Budget bomb and political turmoil

Author: Abdul Ghani

With the already precarious and struggling economy to make ends meet, the masses are braced for yet another budget bomb. This is the first full year budget by the incumbent government of the Pakistan Tehreek-e-Insaf (PTI). Not discussing the other sectors, but the ones that the PTI promised when it was in opposition, and voiced its slogan of investing in education, health and human capital.

The government has allocated Rs 77.262 billion for education affairs and services for 2019 against Rs 91.55 billion previously in 2018-19. This decrease in allocation of education budget is a question mark on the PTI government whose mandate promised to make the education sector more advanced and research based. That now seems like a distant dream through this low budget allocation for the sector.

Likewise, the budget of higher education has also been decreased from Rs 35.8 billion to Rs 28.6 billion for next fiscal year. The cut in the higher education budget may become a hindrance in the already problem area of research in universities, and will ultimately cause problems in the system of higher education. The country is already facing brain drain, and this cut will add more miseries.
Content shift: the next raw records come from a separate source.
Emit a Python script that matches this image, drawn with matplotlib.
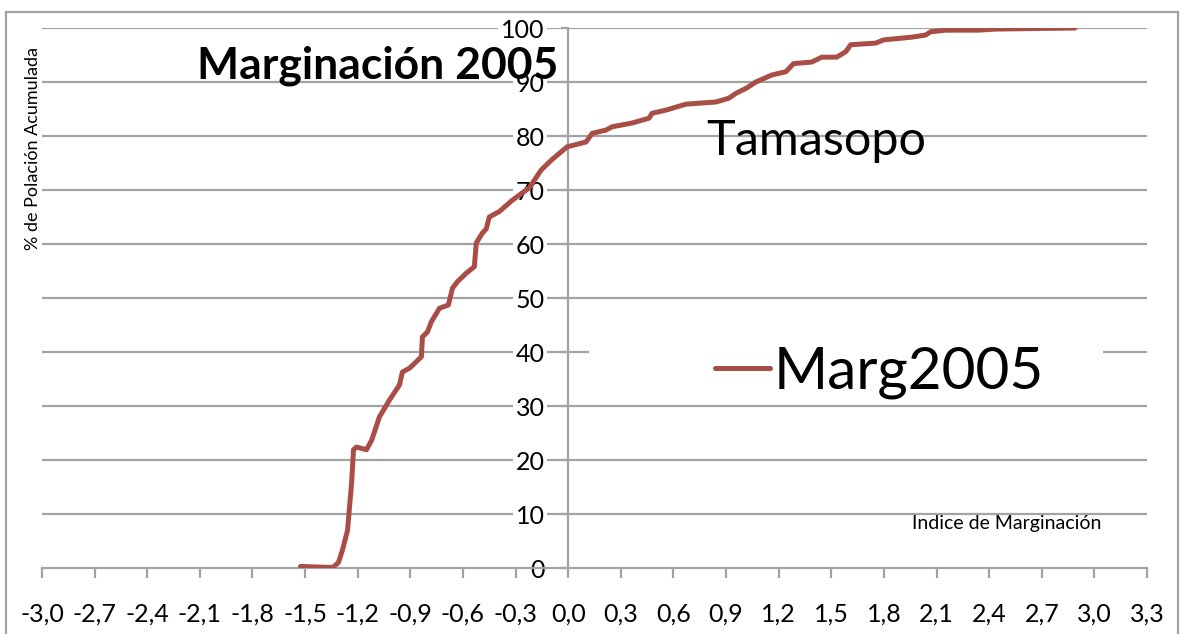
import matplotlib
matplotlib.use('Agg')
import matplotlib.pyplot as plt
from matplotlib.patches import Rectangle
from matplotlib.lines import Line2D
import numpy as np

plt.rcParams['font.family'] = ['Lato', 'DejaVu Sans']

# Marg2005: indice de marginacion vs % de poblacion acumulada
marg_x = [-1.526, -1.45, -1.343, -1.31, -1.287, -1.258, -1.235, -1.224, -1.207, -1.15,
          -1.12, -1.076, -1.019, -0.962, -0.945, -0.905, -0.837, -0.831, -0.803, -0.78,
          -0.734, -0.683, -0.66, -0.632, -0.581, -0.535, -0.524, -0.49, -0.467, -0.45,
          -0.393, -0.319, -0.222, -0.154, -0.097, -0.006, 0.102, 0.137, 0.216, 0.25,
          0.364, 0.461, 0.478, 0.558, 0.672, 0.843, 0.916, 0.956, 1.013, 1.07,
          1.161, 1.241, 1.285, 1.389, 1.446, 1.531, 1.582, 1.611, 1.753, 1.799,
          1.958, 2.038, 2.066, 2.152, 2.34, 2.436, 2.89]
marg_y = [0.3, 0.2, 0.1, 1.0, 3.3, 7.0, 15.7, 21.9, 22.4, 21.9,
          23.7, 28.0, 31.1, 33.9, 36.3, 37.0, 39.1, 42.8, 43.7, 45.6,
          48.1, 48.7, 51.8, 53.0, 54.6, 55.8, 60.2, 62.0, 62.8, 65.0,
          66.0, 68.1, 70.4, 73.7, 75.5, 78.0, 78.9, 80.5, 81.1, 81.7,
          82.4, 83.3, 84.2, 84.8, 85.9, 86.3, 87.0, 87.9, 88.8, 90.0,
          91.3, 91.9, 93.4, 93.7, 94.6, 94.6, 95.6, 96.9, 97.2, 97.8,
          98.3, 98.7, 99.3, 99.6, 99.6, 99.8, 100.0]

x_ticks = [-3.0, -2.7, -2.4, -2.1, -1.8, -1.5, -1.2, -0.9, -0.6, -0.3, 0.0,
           0.3, 0.6, 0.9, 1.2, 1.5, 1.8, 2.1, 2.4, 2.7, 3.0, 3.3]
x_tick_labels = ['-3,0', '-2,7', '-2,4', '-2,1', '-1,8', '-1,5', '-1,2', '-0,9', '-0,6',
                 '-0,3', '0,0', '0,3', '0,6', '0,9', '1,2', '1,5', '1,8', '2,1', '2,4',
                 '2,7', '3,0', '3,3']
y_ticks = [0, 10, 20, 30, 40, 50, 60, 70, 80, 90, 100]

grid_col = '#a3a3a3'
line_col = '#a94d47'

fig = plt.figure(figsize=(11.81, 6.34), dpi=100)
W, H = 1181, 634
ax = fig.add_axes([42 / W, 66 / H, 1105 / W, 540 / H])

# marco gris alrededor del grafico
fig.patches.append(Rectangle((6 / W, -0.05), 1172 / W, 1.05 - 12 / H,
                             transform=fig.transFigure, fill=False,
                             edgecolor=grid_col, linewidth=1.6, zorder=0))

ax.set_xlim(-3.0, 3.3)
ax.set_ylim(0, 100)

for yv in y_ticks[1:]:
    ax.axhline(yv, color=grid_col, linewidth=1.6, zorder=1)

ax.plot(marg_x, marg_y, color=line_col, linewidth=3.6,
        solid_capstyle='round', solid_joinstyle='round', zorder=4)

# ejes: y en x=0, x en y=0
for s in ['top', 'right']:
    ax.spines[s].set_visible(False)
ax.spines['left'].set_position(('data', 0))
ax.spines['left'].set_color(grid_col)
ax.spines['left'].set_linewidth(1.6)
ax.spines['bottom'].set_color(grid_col)
ax.spines['bottom'].set_linewidth(1.6)
ax.spines['left'].set_zorder(2)

ax.set_xticks(x_ticks)
ax.set_xticklabels(x_tick_labels)
ax.set_yticks(y_ticks)
ax.tick_params(axis='x', direction='out', length=7, width=1.6, color=grid_col,
               labelsize=18, pad=18)
ax.tick_params(axis='y', direction='out', length=5, width=1.6, color=grid_col,
               labelsize=18, pad=12)
for lab in ax.get_yticklabels():
    lab.set_bbox(dict(facecolor='white', edgecolor='none', pad=2))
    lab.set_zorder(3)

# zona blanca de la leyenda
ax.add_patch(Rectangle((0.12, 31.5), 2.93, 10.5, facecolor='white',
                       edgecolor='none', zorder=2))
handle = Line2D([], [], color=line_col, linewidth=3.6, solid_capstyle='round')
leg = ax.legend([handle], ['Marg2005'], loc='center left',
                bbox_to_anchor=(715 / W, (634 - 372) / H),
                bbox_transform=fig.transFigure, frameon=False,
                fontsize=42, handlelength=0.95, handletextpad=0.05,
                borderpad=0, borderaxespad=0)

ax.text(3.04, 8.3, 'Indice de Marginación', fontsize=14, ha='right', va='center', zorder=5)

fig.text(197 / W, (634 - 78) / H, 'Marginación 2005', fontsize=32,
         fontweight='bold', ha='left', va='baseline', zorder=10)
fig.text(706 / W, (634 - 155) / H, 'Tamasopo', fontsize=35,
         ha='left', va='baseline', zorder=10)
fig.text(33 / W, (634 - 148) / H, '% de Polación Acumulada', fontsize=13,
         rotation=90, ha='center', va='center')

fig.savefig('out.png', dpi=100)
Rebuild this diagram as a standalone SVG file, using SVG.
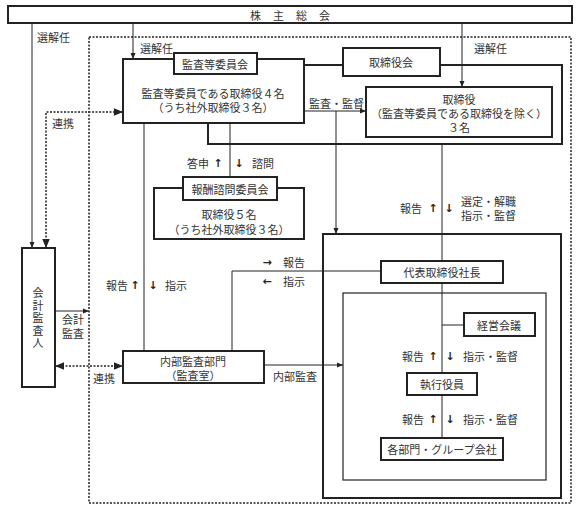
<svg xmlns="http://www.w3.org/2000/svg" width="580" height="511" viewBox="0 0 580 511">
<defs>
<style>
text{font-family:"Noto Sans CJK JP","Noto Sans",sans-serif;font-size:11px;fill:#333;dominant-baseline:central}
.c{text-anchor:middle}
.b{fill:#fff;stroke:#222;stroke-width:2}
.bt{fill:none;stroke:#222;stroke-width:1.2}
.ln{fill:none;stroke:#222;stroke-width:1}
.fr{fill:none;stroke:#222;stroke-width:2}
.dt{fill:none;stroke:#222;stroke-width:1.5;stroke-dasharray:2 1.5}
.ar{font-family:"DejaVu Sans",sans-serif;font-weight:bold;fill:#222}
</style>
<marker id="a" viewBox="0 0 6 6" refX="6" refY="3" markerWidth="6" markerHeight="6" orient="auto-start-reverse"><path d="M0,0.5L6,3L0,5.5z" fill="#222"/></marker>
</defs>
<rect width="580" height="511" fill="#fff"/>

<g id="frames">
<rect x="89" y="37" width="482" height="466" class="dt"/>
<path d="M304,65H343M440,65H562V144H208V123" class="fr"/>
<rect x="323" y="234" width="238" height="264" class="fr"/>
<rect x="343" y="293" width="203" height="187" class="bt"/>
</g>

<g id="connectors">
<path d="M133,23V59" class="ln" marker-end="url(#a)"/>
<path d="M462,23V87" class="ln" marker-end="url(#a)"/>
<path d="M32,23V248" class="ln" marker-end="url(#a)"/>
<path d="M46,248V112H123" class="dt" marker-start="url(#a)" marker-end="url(#a)"/>
<path d="M304,111H366" class="ln" marker-end="url(#a)"/>
<path d="M336,111V234" class="ln" marker-end="url(#a)"/>
<path d="M442,144V438" class="ln"/>
<path d="M442,325H464" class="ln"/>
<path d="M230,123V177" class="ln"/>
<path d="M144,123V351" class="ln"/>
<path d="M232,351V271H381" class="ln"/>
<path d="M55,311H89" class="ln" marker-end="url(#a)"/>
<path d="M55,366H123" class="dt" marker-start="url(#a)" marker-end="url(#a)"/>
<path d="M264,365H343" class="ln" marker-end="url(#a)"/>
</g>

<g id="shareholders">
<rect x="8" y="6" width="564" height="17" class="b"/>
<text x="290" y="15" class="c" letter-spacing="12" dx="6">株主総会</text>
</g>

<g id="audit-committee">
<rect x="123" y="59" width="181" height="64" class="b"/>
<rect x="174" y="53" width="83" height="21" class="b"/>
<text x="215" y="64" class="c">監査等委員会</text>
<text class="c"><tspan x="213" y="93">監査等委員である取締役４名</tspan><tspan x="213" y="107">（うち社外取締役３名）</tspan></text>
</g>

<g id="board">
<rect x="343" y="48" width="97" height="28" class="b"/>
<text x="391" y="62" class="c">取締役会</text>
</g>

<g id="directors">
<rect x="366" y="87" width="186" height="50" class="b"/>
<text class="c"><tspan x="459" y="99">取締役</tspan><tspan x="459" y="113">（監査等委員である取締役を除く）</tspan><tspan x="459" y="127">３名</tspan></text>
</g>

<g id="compensation">
<rect x="154" y="188" width="150" height="51" class="b" stroke-width="1.5"/>
<rect x="183" y="177" width="94" height="23" class="b"/>
<text x="230" y="189" class="c">報酬諮問委員会</text>
<text class="c"><tspan x="229" y="214">取締役５名</tspan><tspan x="229" y="229">（うち社外取締役３名）</tspan></text>
</g>

<g id="auditor">
<rect x="22" y="248" width="33" height="139" class="b"/>
<text x="38" y="319" class="c" writing-mode="vertical-rl" letter-spacing="1.5">会計監査人</text>
</g>

<g id="internal-audit">
<rect x="123" y="351" width="141" height="32" class="b"/>
<text class="c"><tspan x="193" y="361">内部監査部門</tspan><tspan x="193" y="375">（監査室）</tspan></text>
</g>

<g id="president">
<rect x="381" y="261" width="122" height="22" class="b"/>
<text x="442" y="272" class="c">代表取締役社長</text>
</g>

<g id="management-meeting">
<rect x="464" y="313" width="71" height="23" class="b"/>
<text x="499" y="325" class="c">経営会議</text>
</g>

<g id="officers">
<rect x="407" y="373" width="70" height="22" class="b"/>
<text x="442" y="384" class="c">執行役員</text>
</g>

<g id="divisions">
<rect x="381" y="438" width="122" height="22" class="b"/>
<text x="442" y="449" class="c">各部門・グループ会社</text>
</g>

<g id="labels">
<text x="37" y="37">選解任</text>
<text x="140" y="48">選解任</text>
<text x="474" y="48">選解任</text>
<text x="309" y="103">監査・監督</text>
<text x="52" y="123">連携</text>
<text x="187" y="163">答申</text><text x="218" y="163" class="ar c">↑</text><text x="239" y="163" class="ar c">↓</text><text x="252" y="163">諮問</text>
<text x="400" y="208">報告</text><text x="433" y="208" class="ar c">↑</text><text x="449" y="208" class="ar c">↓</text>
<text><tspan x="461" y="201">選定・解職</tspan><tspan x="461" y="215">指示・監督</tspan></text>
<text x="267" y="262" class="ar c">→</text><text x="283" y="262">報告</text>
<text x="267" y="281" class="ar c">←</text><text x="283" y="281">指示</text>
<text x="106" y="285">報告</text><text x="135" y="285" class="ar c">↑</text><text x="153" y="285" class="ar c">↓</text><text x="165" y="285">指示</text>
<text><tspan x="62" y="319">会計</tspan><tspan x="62" y="333">監査</tspan></text>
<text x="93" y="378">連携</text>
<text x="273" y="376">内部監査</text>
<text x="402" y="356">報告</text><text x="433" y="356" class="ar c">↑</text><text x="450" y="356" class="ar c">↓</text><text x="463" y="356">指示・監督</text>
<text x="402" y="419">報告</text><text x="433" y="419" class="ar c">↑</text><text x="450" y="419" class="ar c">↓</text><text x="463" y="419">指示・監督</text>
</g>
</svg>
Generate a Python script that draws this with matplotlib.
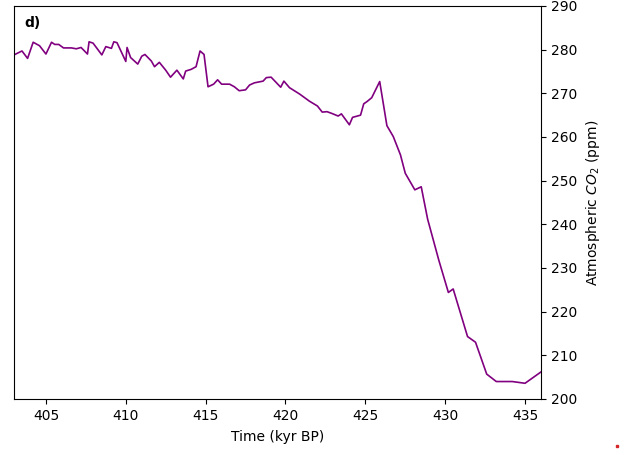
import matplotlib
matplotlib.use("Agg")
import matplotlib.pyplot as plt
from matplotlib.lines import Line2D

# ── Data ─────────────────────────────────────────────────────────────────────
time_kyr = [
    403.0, 403.5, 403.85, 404.2, 404.6, 405.0, 405.35, 405.55, 405.8, 406.1,
    406.6, 406.9, 407.2, 407.6, 407.7, 407.95, 408.5, 408.75, 409.1, 409.25,
    409.45, 410.0, 410.08, 410.3, 410.75, 411.0, 411.2, 411.6, 411.8, 412.1,
    412.5, 412.8, 413.2, 413.6, 413.75, 414.1, 414.4, 414.65, 414.9, 415.15,
    415.5, 415.75, 416.0, 416.5, 416.8, 417.1, 417.5, 417.75, 418.05, 418.6,
    418.8, 419.1, 419.7, 419.9, 420.25, 420.9, 421.5, 422.0, 422.3, 422.6,
    422.9, 423.3, 423.5, 424.0, 424.2, 424.7, 424.9, 425.1, 425.4, 425.9,
    426.35, 426.75, 427.2, 427.5, 428.1, 428.5, 428.9, 429.6, 430.2, 430.5,
    431.4, 431.9, 432.6, 433.2, 434.2, 435.0, 436.0,
]
co2_ppm = [
    278.8, 279.7, 278.0, 281.7, 280.9, 279.0, 281.7, 281.2, 281.2, 280.4,
    280.4, 280.2, 280.5, 279.0, 281.8, 281.5, 278.8, 280.7, 280.3, 281.8,
    281.6, 277.3, 280.5, 278.2, 276.7, 278.5, 278.9, 277.4, 276.1, 277.1,
    275.3, 273.7, 275.3, 273.3, 275.1, 275.5, 276.1, 279.7, 278.9, 271.5,
    272.1, 273.1, 272.1, 272.1, 271.5, 270.6, 270.8, 271.9, 272.4, 272.8,
    273.6, 273.7, 271.4, 272.8, 271.3, 269.8, 268.2, 267.1, 265.7, 265.8,
    265.4, 264.8, 265.3, 262.8, 264.5, 265.0, 267.6, 268.1, 269.0, 272.7,
    262.6, 260.1, 255.9, 251.7, 247.9, 248.6, 241.2, 231.8, 224.4, 225.2,
    214.3, 213.0, 205.7, 204.0, 204.0, 203.6, 206.2,
]

# ── Plot ──────────────────────────────────────────────────────────────────────
fig = plt.figure(figsize=(6.26, 4.55), dpi=100)
ax = fig.add_axes([14 / 626, 1 - 399 / 455, 527 / 626, 393 / 455])

ax.plot(time_kyr, co2_ppm, color="purple", linewidth=1.2)

ax.set_xlim(403, 436)
ax.set_ylim(200, 290)
ax.set_xticks(range(405, 436, 5))
ax.set_yticks(range(200, 291, 10))

ax.yaxis.tick_right()
ax.yaxis.set_label_position("right")
ax.set_xlabel("Time (kyr BP)", labelpad=5)
ax.set_ylabel("Atmospheric $CO_2$ (ppm)", labelpad=5)

ax.text(0.02, 0.975, "d)", transform=ax.transAxes, fontweight="bold",
        va="top", ha="left")

# stray red speck in the bottom-right corner of the reference
fig.add_artist(Line2D([617 / 626], [1 - 446 / 455], marker="s", markersize=1.5,
                      color="#d62728", linestyle="none"))

plt.savefig("out.png", dpi=100)
plt.close()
The government has allocated Rs 13 billion for health sector for the fiscal year 2019-20 against the allocation of Rs 25 billion for fiscal year 2018-19 under the PML-N government. This budgetary cut has significantly impacted the health sector that already faces many issues.

There is absence of schemes for the youth, and human capital has remained an untouched subject in the budget session presented by the PTI.

The ‘tsunami of change’ has transformed into a ‘storm of inflation’ in just nine months of the new government.

Economic indicators, both at the macro and the micro level, are nothing to write home about. Alarmingly, rupee has continuously plummeted to an all-time low against dollar; foreign exchange reserves are distressingly low; exports have only marginally increased despite a massive depreciation of the rupee; bears continue to dominate the stock market due to uncertainties over government’s economic policies and in the political arena; the central bank’s interest rate has gone up to 10.7 percent; and a cut in the development outlay in the full year budget is feared to bring down the economic growth from 5.8 percent in the last fiscal year to something around 3.4 percent in the on-going one.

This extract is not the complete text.